"Three McClatchy newspapers jointly endorse this candidate in Congress’ 13th District"
BY THE MODESTO BEE, FRESNO BEE AND MERCED SUN-STAR EDITORIAL BOARDS
MAY 08, 2022
The redistricting fiasco hurting Stanislaus and Fresno counties with poorly drawn legislative boundaries did manage to accomplish one thing, whether by design or accident: Nearly all congressional races in California clearly favor candidates from one party or the other. Except one.
The 13th Congressional District, whose heart is Merced County and the west third of Stanislaus County — and which also runs through parts of Fresno, Madera and San Joaquin counties — may be the only House seat without a clear party favorite. That makes us the most purple district in the state — both blue and red, without a distinct advantage for either heading to the June 7 primary.
Without an incumbent, the 13th District features a like number of candidates from both major parties: three Republicans and two Democrats, all earnest and energetic. All participated in a debate with three sister McClatchy newspapers — The Modesto and Fresno Bees and The Merced Sun-Star — sharing views that left little doubt where each stands.
Fortunately, one candidate easily rises above the others in experience, knowledge and record of effective representation. He also is the only one among the five hopefuls who actually lives in the 13th District. Adam Gray is one of us, and we deserve his representation in Washington, D.C.
The other Democrat, Phil Arballo, has impressive financial backing thanks to his willingness in 2020 to run against Devin Nunes, the divisive Republican who thankfully left Congress to run former President Donald Trump’s social media company. Arballo is to be commended for his past courage, and he handles himself well in a discussion of tough issues. But he doesn’t have anywhere near the experience of Gray, who has ably represented Merced and Stanislaus counties for nearly 10 years in the California Assembly.
13TH GOP HOPEFULS
Diego Martinez, a Merced Republican, provided debate answers from the far-right playbook. Twice he used “America first” language, a not-so-subtle dog-whistle to those on the extreme fringe. He doesn’t seem at all interested in representing the middle — in a district that is all about the middle.

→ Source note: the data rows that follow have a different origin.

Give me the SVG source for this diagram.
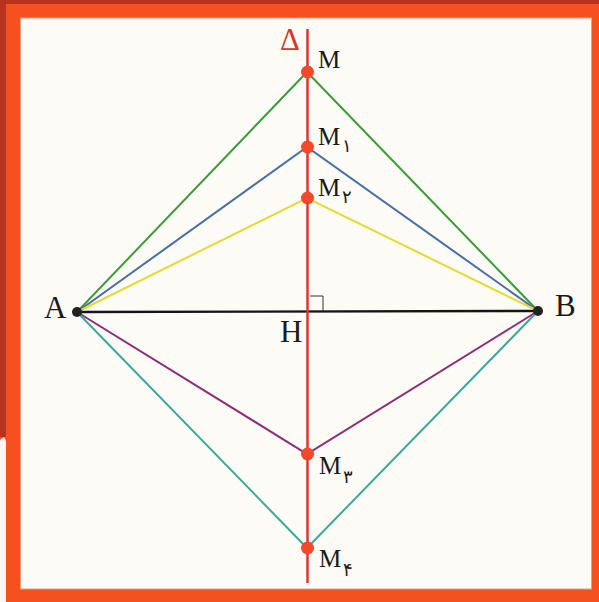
<svg xmlns="http://www.w3.org/2000/svg" width="599" height="602" viewBox="0 0 599 602">
  <style>
    .lbl { font-family: "Liberation Serif", "Times New Roman", serif; fill: #1a1a1a; }
    .big { font-size: 31px; }
    .m { font-size: 25px; }
    .sub { font-family: "DejaVu Sans", "Noto Sans", sans-serif; font-size: 18px; fill: #1a1a1a; }
    .seg { fill: none; stroke-width: 2; stroke-linejoin: miter; }
    .rdot { fill: #f2492a; }
    .bdot { fill: #222; }
  </style>
  <!-- frame -->
  <rect x="0" y="0" width="599" height="602" fill="#f4511f"/>
  <rect x="0" y="0" width="599" height="4" fill="#b9321f"/>
  <rect x="0" y="0" width="6" height="437" fill="#b9321f"/>
  <path d="M0 440 L4 437 L6 441 L6 602 L0 602 Z" fill="#fbf7ee"/>
  <rect x="20.5" y="18" width="571" height="571" fill="#fdfbf6" stroke="#d9a58a" stroke-width="1"/>

  <!-- connectors -->
  <g id="connectors">
    <polyline class="seg" stroke="#3d9a3a" points="77,312 307,72 538,311"/>
    <polyline class="seg" stroke="#4a6da6" points="77,312 307,147 538,311"/>
    <polyline class="seg" stroke="#e6d934" points="77,312 307,198 538,311"/>
    <polyline class="seg" stroke="#8a2e78" points="77,312 307,454 538,311"/>
    <polyline class="seg" stroke="#3ba89a" points="77,312 307,548 538,311"/>
    <line x1="77" y1="312" x2="538" y2="311" stroke="#151515" stroke-width="2.4"/>
  </g>

  <!-- perpendicular bisector Delta -->
  <g id="delta">
    <line x1="307.5" y1="29" x2="307.5" y2="583" stroke="#d63a2c" stroke-width="2.5"/>
    <text x="280" y="50" font-family="'Liberation Serif', 'DejaVu Serif', serif" font-size="31" fill="#d63a2c">Δ</text>
  </g>

  <g id="H">
    <polyline points="310,296 323,296 323,311" fill="none" stroke="#333" stroke-width="1"/>
    <text class="lbl big" x="280" y="342">H</text>
  </g>

  <g id="A">
    <circle class="bdot" cx="77" cy="312" r="5"/>
    <text class="lbl big" x="44" y="318">A</text>
  </g>
  <g id="B">
    <circle class="bdot" cx="538" cy="311" r="5"/>
    <text class="lbl big" x="555" y="316">B</text>
  </g>

  <g id="M">
    <circle class="rdot" cx="307.5" cy="72" r="6.5"/>
    <text class="lbl m" x="318" y="68">M</text>
  </g>
  <g id="M1">
    <circle class="rdot" cx="307.5" cy="147" r="6.5"/>
    <text class="lbl m" x="318" y="145">M</text>
    <text class="sub" x="342" y="152">۱</text>
  </g>
  <g id="M2">
    <circle class="rdot" cx="307.5" cy="198" r="6.5"/>
    <text class="lbl m" x="318" y="196">M</text>
    <text class="sub" x="342" y="203">۲</text>
  </g>
  <g id="M3">
    <circle class="rdot" cx="307.5" cy="454" r="6.5"/>
    <text class="lbl m" x="319" y="474">M</text>
    <text class="sub" x="343" y="483">۳</text>
  </g>
  <g id="M4">
    <circle class="rdot" cx="307.5" cy="548" r="6.5"/>
    <text class="lbl m" x="319" y="567">M</text>
    <text class="sub" x="343" y="576">۴</text>
  </g>
</svg>
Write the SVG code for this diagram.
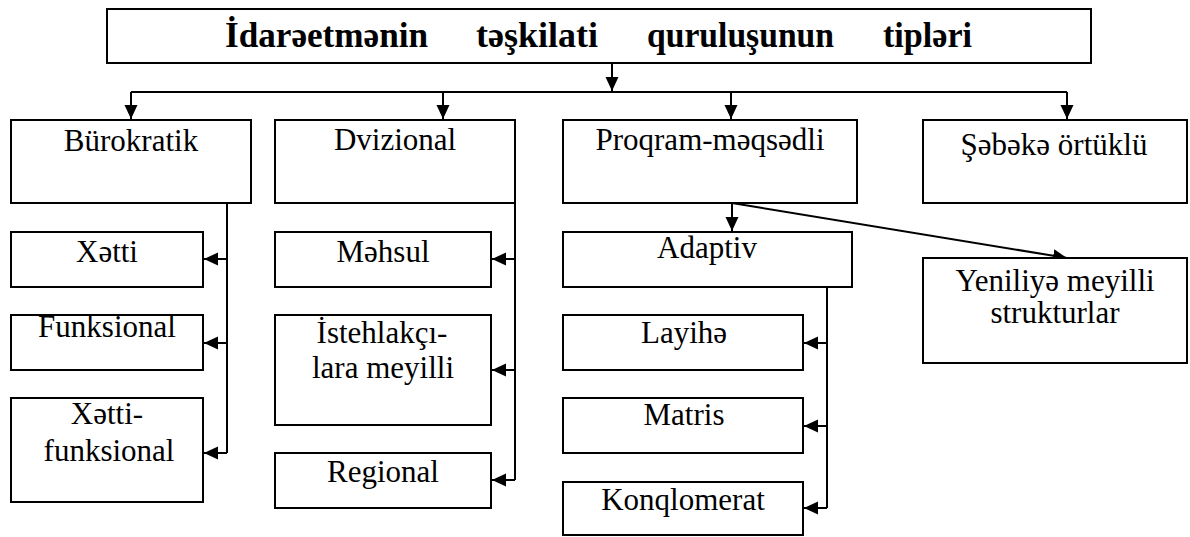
<svg xmlns="http://www.w3.org/2000/svg" width="1190" height="537" viewBox="0 0 1190 537">
<style>
.box{fill:#fff;stroke:#000;stroke-width:2}
.t{font-family:"Liberation Serif","Times New Roman",serif;font-size:31px;fill:#000;text-anchor:middle}
.title{font-family:"Liberation Serif","Times New Roman",serif;font-size:36px;font-weight:bold;fill:#000}
.c{fill:none;stroke:#000;stroke-width:2}
</style>
<defs>
<marker id="ah" markerUnits="userSpaceOnUse" markerWidth="15" markerHeight="14" refX="14" refY="6.5" orient="auto">
<path d="M0,0 L14,6.5 L0,13 z" fill="#000"/>
</marker>
</defs>
<rect width="1190" height="537" fill="#fff"/>
<g id="connectors">
<path class="c" d="M612,63 V91" marker-end="url(#ah)"/>
<path class="c" d="M131,92 H1067"/>
<path class="c" d="M131,92 V119" marker-end="url(#ah)"/>
<path class="c" d="M443,92 V119" marker-end="url(#ah)"/>
<path class="c" d="M731,92 V119" marker-end="url(#ah)"/>
<path class="c" d="M1067,92 V119" marker-end="url(#ah)"/>
<path class="c" d="M227,203 V453"/>
<path class="c" d="M227,259 H204" marker-end="url(#ah)"/>
<path class="c" d="M227,343 H204" marker-end="url(#ah)"/>
<path class="c" d="M227,453 H204" marker-end="url(#ah)"/>
<path class="c" d="M515,203 V480"/>
<path class="c" d="M515,259 H492" marker-end="url(#ah)"/>
<path class="c" d="M515,370 H492" marker-end="url(#ah)"/>
<path class="c" d="M515,480 H492" marker-end="url(#ah)"/>
<path class="c" d="M732,203 V231" marker-end="url(#ah)"/>
<path class="c" d="M732,203 L1067,258" marker-end="url(#ah)"/>
<path class="c" d="M827,287 V508"/>
<path class="c" d="M827,343 H804" marker-end="url(#ah)"/>
<path class="c" d="M827,426 H804" marker-end="url(#ah)"/>
<path class="c" d="M827,508 H804" marker-end="url(#ah)"/>
</g>
<g id="title">
<rect class="box" x="107" y="9" width="984" height="54"/>
<text class="title" x="225" y="47" textLength="203" lengthAdjust="spacingAndGlyphs">İdarəetmənin</text>
<text class="title" x="476" y="47" textLength="122" lengthAdjust="spacingAndGlyphs">təşkilati</text>
<text class="title" x="647" y="47" textLength="187" lengthAdjust="spacingAndGlyphs">quruluşunun</text>
<text class="title" x="883" y="47" textLength="89" lengthAdjust="spacingAndGlyphs">tipləri</text>
</g>
<g id="burokratik">
<rect class="box" x="11" y="120" width="240" height="83"/>
<text class="t" x="131" y="151">Bürokratik</text>
</g>
<g id="dvizional">
<rect class="box" x="275" y="120" width="240" height="83"/>
<text class="t" x="395" y="150">Dvizional</text>
</g>
<g id="proqram">
<rect class="box" x="563" y="120" width="294" height="83"/>
<text class="t" x="710" y="150">Proqram-məqsədli</text>
</g>
<g id="sebeke">
<rect class="box" x="923" y="120" width="264" height="83"/>
<text class="t" x="1054" y="155">Şəbəkə örtüklü</text>
</g>
<g id="xetti">
<rect class="box" x="11" y="232" width="192" height="55"/>
<text class="t" x="107" y="262">Xətti</text>
</g>
<g id="funksional">
<rect class="box" x="11" y="315" width="192" height="55"/>
<text class="t" x="107" y="337">Funksional</text>
</g>
<g id="xetti-funksional">
<rect class="box" x="11" y="398" width="192" height="104"/>
<text class="t" x="107" y="424">Xətti-</text>
<text class="t" x="109" y="461">funksional</text>
</g>
<g id="mehsul">
<rect class="box" x="275" y="232" width="216" height="55"/>
<text class="t" x="383" y="262">Məhsul</text>
</g>
<g id="istehlakci">
<rect class="box" x="275" y="315" width="216" height="110"/>
<text class="t" x="382" y="343">İstehlakçı-</text>
<text class="t" x="383" y="378">lara meyilli</text>
</g>
<g id="regional">
<rect class="box" x="275" y="453" width="216" height="55"/>
<text class="t" x="383" y="482">Regional</text>
</g>
<g id="adaptiv">
<rect class="box" x="563" y="232" width="289" height="55"/>
<text class="t" x="707" y="258">Adaptiv</text>
</g>
<g id="layihe">
<rect class="box" x="563" y="315" width="240" height="55"/>
<text class="t" x="684" y="343">Layihə</text>
</g>
<g id="matris">
<rect class="box" x="563" y="398" width="240" height="55"/>
<text class="t" x="684" y="425">Matris</text>
</g>
<g id="konqlomerat">
<rect class="box" x="563" y="482" width="240" height="53"/>
<text class="t" x="683" y="510">Konqlomerat</text>
</g>
<g id="yenilik">
<rect class="box" x="923" y="258" width="264" height="105"/>
<text class="t" x="1055" y="291">Yeniliyə meyilli</text>
<text class="t" x="1055" y="323">strukturlar</text>
</g>
</svg>
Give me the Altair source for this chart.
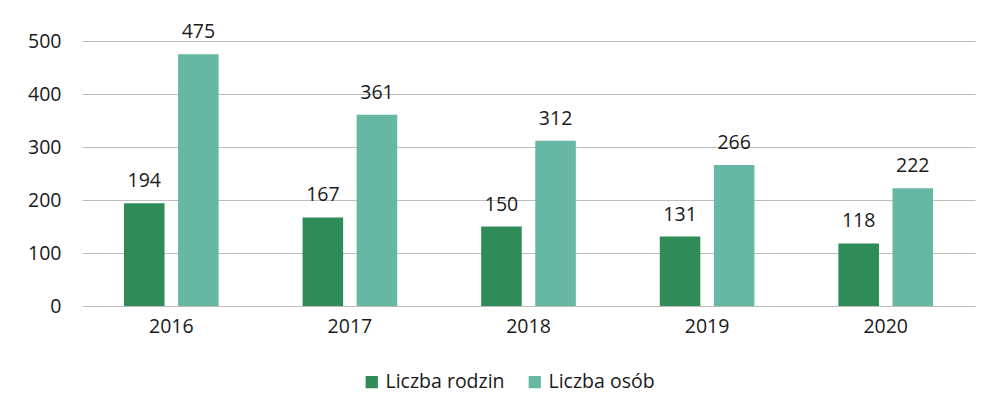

It’s curious that John Duarte, the owner of a successful Hughson tree nursery and also a staunch conservative, chose not to run in the district in which he lives. The neighboring Fifth Congressional District takes in Stanislaus areas east of Highway 99, except for Ceres, but also runs through the conservative Mother Lode, including Tuolumne County, across a total of eight counties. With 42% Republican registration to Democrats’ 32%, the Fifth is about as red as you can get in California — seemingly perfect for someone like Duarte.
A few years ago, Duarte became a celebrity among property rights activists, farmers and other conservatives for fighting a federal government fine after plowing wetlands on property he bought in Tehama County. Duarte agreed to pay a $1 million settlement just before trial; his attorneys considered that a triumph, because the government had sought tens of millions of dollars in expenses and a $2.8 million fine. Duarte is not afraid to fight and could be an effective voice for conservative constituents, although he lacks previous office-holding experience.
It was troubling, however, that Duarte cited a discredited conspiracy theory in the debate before McClatchy editors, claiming twice that several leftist activists were arrested for setting forest fires in the Sierra Nevada. It just isn’t true, and Duarte will need to steer clear of misinformation sources if he hopes to win voters’ trust.
David Giglio of Madera County presents a more moderate Republican position. But he is hampered by the same drawback as Duarte, Martinez, and Arballo — inexperience.
AVOIDING BOTH EXTREMES
Gray’s command of the issues should be apparent to anyone watching the McClatchy debate, from inflation and wildfire prevention to water policy and COVID-19 relief. When asked if the 2020 presidential election was legitimate, others stumbled with discomfort while Gray gave a no-nonsense, clear answer of one word: “Yes.”
No one up and down the northern San Joaquin Valley has been a stronger leader against the state water grab. He helped organize and spoke at a 2018 rally that took hundreds of Valley farmers to the steps of the State Capitol in fervent protest. Gray walks the walk.
Gray calls himself a “radical centrist,” backed by the congressional Blue Dog Democrats known for pragmatic, moderate views that enrage both extremes. It’s a badge of honor that he twice has been punished by progressive leadership of his own party for not being Democratic enough, losing committee assignments in both 2015 and 2020. In their eyes, he was too dang independent; in the eyes of our people, that’s perfect.
“The choice is clear,” said Gray in the McClatchy forum. “If you want a member of Congress who has no record, no experience and doesn’t even live in the district, then vote for any of my opponents, because they all fit that description. But if you want a member of Congress who actually lives here and has a proven track record of delivering for our community, I’d be honored to have your support.”
The Modesto Bee, Fresno Bee and Merced Sun-Star recommend Adam Gray for the 13th Congressional District.